Dalam berita itu seolah-olah GP lah yang ingin menemui massa. Ia mendengarkan tuntutan sembari melemparkan senyum simbol keramahan. Laporan kami di lapangan justru menemukan fakta sebaliknya; justru massa yang memaksa GP untuk bertemu. Bahkan GP sebenarnya tak mau menemui massa karena menurut kesepakatan dengan panitia, GP akan dipertemukan dengan massa di pintu masuk (seperti yang ditulis berita itu) Wisma KAGAMA UGM. Sementara GP berusaha menghindari demonstrasi dengan keluar melalui pintu belakang. Massa yang mengetahui hal itu langsung berlari ke gerbang belakang dan mencegah GP untuk pergi. GP
terpaksa menemui mereka dengan tersenyum yang menunjukkan seolah-olah dirinya tak berdosa atas kasus yang terjadi di Rembang. Pemberitaan Metronews gagal menunjukkan apapun kecuali –sekali lagi—Menaikkan citra GP. Mereka tidak menjadi independen dan memilih tempat khusus untuk menopang kepentingan pabrik semen. Dalam dunia jurnalisme berita ini telah menciderai tata etika jurnalisme yang menghargai fakta di atas segalanya, tak menambah atau mengarang apapun, dan bersikap independen (Harsono, 2010, hal 22-25). Kesalahan mungkin bisa dimaklumi tetapi kesalahan itu bisa dihindari selama data tervalidasi dan kepentingan bisa dikesampingkan. Kesalahan yang disengaja tak bisa lagi disebut kesalahan, melainkan pembohongan publik! Ini hanya salah satu bukti yang menunjukkan posisi sesungguhnya media korporasi. Banyak tulisan lain tentang pabrik semen yang ditulis untuk menjinakkan gerakkan rakyat. Penulis tidak bisa menjelaskan secara lebih detail di tulisan singkat ini.

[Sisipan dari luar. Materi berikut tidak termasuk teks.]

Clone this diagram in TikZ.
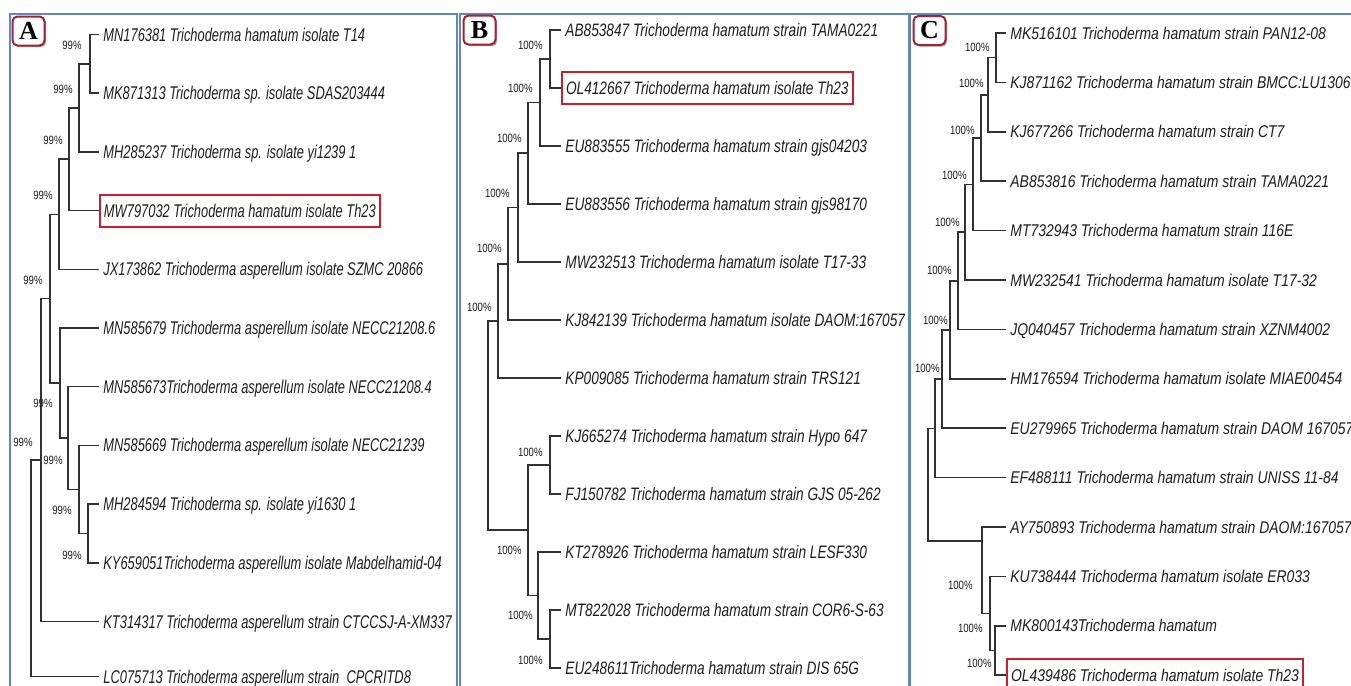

Pertanyaanya, apa motif Metronews menulis berita ini yang dengan jelas menunjukkan keberpihakan pada penguasa Jawa Tengah secara khusus dan PT. SI secara umum? Pertanyaan itu bisa jawab dengan melacak relasi antara PDIP dengan Surya Paloh selaku Bos perusahaan Media Group. Media Group menjadi media besar pertama yang menunjukkan loyalitas pada Partai berlogo Banteng. Pada pemilihan presiden 2014 lalu ia menjadi corong kampanye pasangan Jokowi-JK. Surya Paloh sendiri mendirikan partai bernama Nasional Demokrat (NasDem). Bukti ini cukup untuk menjelaskan status berita-berita Metronews yang terus dinaikkan untuk mengamankan kepentingan politik praktis partai dan koalisinya. Dengan demikian, berita-berita dari media yang mereka tunggangi tidaklah netral. Sewajarnya jurnalisme memang tak bisa netral. Jika media korporasi mendukung korporasi, jika media korporasi menjadi corong pemerintah. Maka kita sebagai media kooperasi telah
menunjukkan posisi keberpihakan yang jelas pada rakyat Indonesia: Kita menolak pendirian pabrik semen di Rembang!